┌────────
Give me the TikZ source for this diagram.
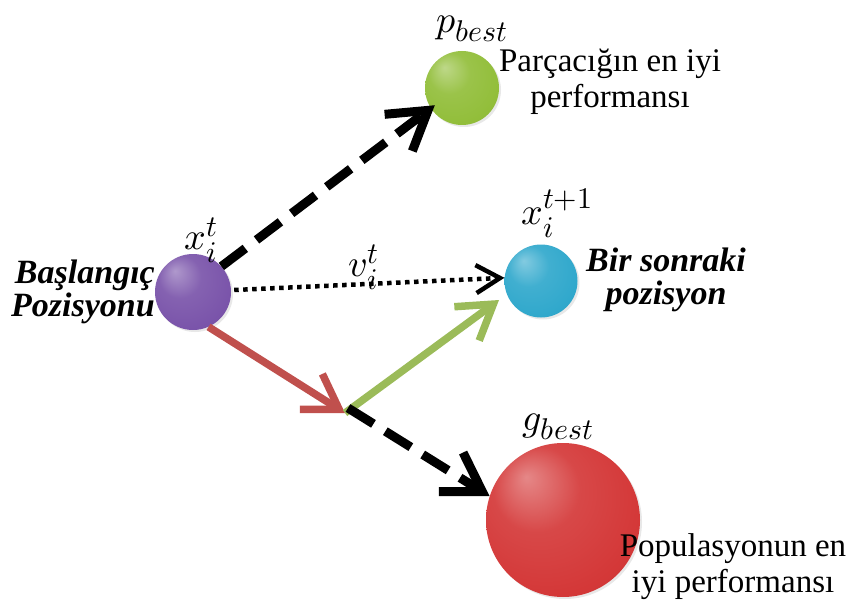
\documentclass[tikz,border=0pt]{standalone}
\usepackage{fontspec}
\setmainfont{Liberation Serif}
\usepackage{unicode-math}
\setmathfont{Latin Modern Math}
\DeclareMathSizes{38}{38}{30}{24}
\usetikzlibrary{arrows.meta,shadows}
\colorlet{ballc}{red}
\pgfdeclareradialshading[ballc]{myball}{\pgfpoint{-12bp}{14bp}}{%
  color(0bp)=(ballc!60!white); color(14bp)=(ballc!92!white); color(30bp)=(ballc); color(44bp)=(ballc!88!black); color(50bp)=(ballc!72!black)}
\definecolor{cpurple}{RGB}{122,84,170}
\definecolor{cgreen}{RGB}{146,190,58}
\definecolor{ccyan}{RGB}{48,168,204}
\definecolor{cred}{RGB}{212,56,56}
\definecolor{arred}{RGB}{192,80,77}
\definecolor{argreen}{RGB}{155,187,89}
\tikzset{
  ballstyle/.style={circle, shading=myball, inner sep=0pt, drop shadow={shadow xshift=2pt, shadow yshift=-2pt, opacity=0.18}},
  plain/.style={font=\fontsize{33}{36}\selectfont, align=center, inner sep=0pt},
  boldit/.style={font=\fontsize{34}{33}\selectfont\bfseries\itshape, inner sep=0pt},
  mathlbl/.style={font=\fontsize{38}{40}\selectfont, inner sep=0pt},
  bigdash/.style={line width=9pt, dash pattern=on 30pt off 14pt, -{Straight Barb[length=37pt,width=46pt,line width=9pt]}},
  dotline/.style={line width=4.5pt, dash pattern=on 4.5pt off 4.5pt, -{Straight Barb[length=24pt,width=28pt,line width=4.5pt]}},
  solidarr/.style={line width=7.5pt, -{Straight Barb[length=33pt,width=42pt,line width=7.5pt]}},
}
\begin{document}
\begin{tikzpicture}[x=1pt,y=-1pt]
\useasboundingbox (0,0) rectangle (851,604);
% balls
\colorlet{ballc}{cpurple}
\node[ballstyle, minimum size=76pt] (start) at (193,292) {};
\colorlet{ballc}{cgreen}
\node[ballstyle, minimum size=74pt] (pb) at (462,88) {};
\colorlet{ballc}{ccyan}
\node[ballstyle, minimum size=73pt] (next) at (541,281) {};
\colorlet{ballc}{cred}
\node[ballstyle, minimum size=154pt] (gb) at (563,520) {};
% labels
\node[mathlbl] (xit) at (201,240) {$x_i^t$};
\node[mathlbl] (pbl) at (472,29) {$p_{best}$};
\node[mathlbl] (vit) at (364,267) {$v_i^t$};
\node[mathlbl] (xit1) at (557,213) {$x_i^{t+1}$};
\node[mathlbl] (gbl) at (558,427) {$g_{best}$};
\node[plain] (pbt) at (610,82) {Parçacığın en iyi\\performansı};
\node[plain] (gbt) at (733,567) {Populasyonun en\\iyi performansı};
\node[boldit, align=right, anchor=east] (st) at (155,292) {Başlangıç\\Pozisyonu};
\node[boldit, align=center] (nt) at (666,280) {Bir sonraki\\pozisyon};
% connectors
\coordinate (mid) at (345,413);
\coordinate (gtip) at (499,300);
\draw[bigdash, shorten >=-5pt] (start.42) -- (pb.213);
\draw[dotline] ([shift={(3pt,2pt)}]start.east) -- (next.175);
\draw[solidarr, arred] (start.-66) -- (mid);
\draw[solidarr, argreen] (mid) -- (gtip);
\draw[bigdash] ([shift={(3pt,5pt)}]mid) -- (gb.162);
\end{tikzpicture}
\end{document}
└────────
## Set problem:
Leaving the pictures aside, transcribe the entire listing exactly.

## Output below:
Give me the TikZ source for this diagram.
\documentclass[tikz,border=0pt]{standalone}
\usepackage{fontspec}
\setmainfont{Liberation Serif}
\usepackage{unicode-math}
\setmathfont{Latin Modern Math}
\DeclareMathSizes{38}{38}{30}{24}
\usetikzlibrary{arrows.meta,shadows}
\colorlet{ballc}{red}
\pgfdeclareradialshading[ballc]{myball}{\pgfpoint{-12bp}{14bp}}{%
  color(0bp)=(ballc!60!white); color(14bp)=(ballc!92!white); color(30bp)=(ballc); color(44bp)=(ballc!88!black); color(50bp)=(ballc!72!black)}
\definecolor{cpurple}{RGB}{122,84,170}
\definecolor{cgreen}{RGB}{146,190,58}
\definecolor{ccyan}{RGB}{48,168,204}
\definecolor{cred}{RGB}{212,56,56}
\definecolor{arred}{RGB}{192,80,77}
\definecolor{argreen}{RGB}{155,187,89}
\tikzset{
  ballstyle/.style={circle, shading=myball, inner sep=0pt, drop shadow={shadow xshift=2pt, shadow yshift=-2pt, opacity=0.18}},
  plain/.style={font=\fontsize{33}{36}\selectfont, align=center, inner sep=0pt},
  boldit/.style={font=\fontsize{34}{33}\selectfont\bfseries\itshape, inner sep=0pt},
  mathlbl/.style={font=\fontsize{38}{40}\selectfont, inner sep=0pt},
  bigdash/.style={line width=9pt, dash pattern=on 30pt off 14pt, -{Straight Barb[length=37pt,width=46pt,line width=9pt]}},
  dotline/.style={line width=4.5pt, dash pattern=on 4.5pt off 4.5pt, -{Straight Barb[length=24pt,width=28pt,line width=4.5pt]}},
  solidarr/.style={line width=7.5pt, -{Straight Barb[length=33pt,width=42pt,line width=7.5pt]}},
}
\begin{document}
\begin{tikzpicture}[x=1pt,y=-1pt]
\useasboundingbox (0,0) rectangle (851,604);
% balls
\colorlet{ballc}{cpurple}
\node[ballstyle, minimum size=76pt] (start) at (193,292) {};
\colorlet{ballc}{cgreen}
\node[ballstyle, minimum size=74pt] (pb) at (462,88) {};
\colorlet{ballc}{ccyan}
\node[ballstyle, minimum size=73pt] (next) at (541,281) {};
\colorlet{ballc}{cred}
\node[ballstyle, minimum size=154pt] (gb) at (563,520) {};
% labels
\node[mathlbl] (xit) at (201,240) {$x_i^t$};
\node[mathlbl] (pbl) at (472,29) {$p_{best}$};
\node[mathlbl] (vit) at (364,267) {$v_i^t$};
\node[mathlbl] (xit1) at (557,213) {$x_i^{t+1}$};
\node[mathlbl] (gbl) at (558,427) {$g_{best}$};
\node[plain] (pbt) at (610,82) {Parçacığın en iyi\\performansı};
\node[plain] (gbt) at (733,567) {Populasyonun en\\iyi performansı};
\node[boldit, align=right, anchor=east] (st) at (155,292) {Başlangıç\\Pozisyonu};
\node[boldit, align=center] (nt) at (666,280) {Bir sonraki\\pozisyon};
% connectors
\coordinate (mid) at (345,413);
\coordinate (gtip) at (499,300);
\draw[bigdash, shorten >=-5pt] (start.42) -- (pb.213);
\draw[dotline] ([shift={(3pt,2pt)}]start.east) -- (next.175);
\draw[solidarr, arred] (start.-66) -- (mid);
\draw[solidarr, argreen] (mid) -- (gtip);
\draw[bigdash] ([shift={(3pt,5pt)}]mid) -- (gb.162);
\end{tikzpicture}
\end{document}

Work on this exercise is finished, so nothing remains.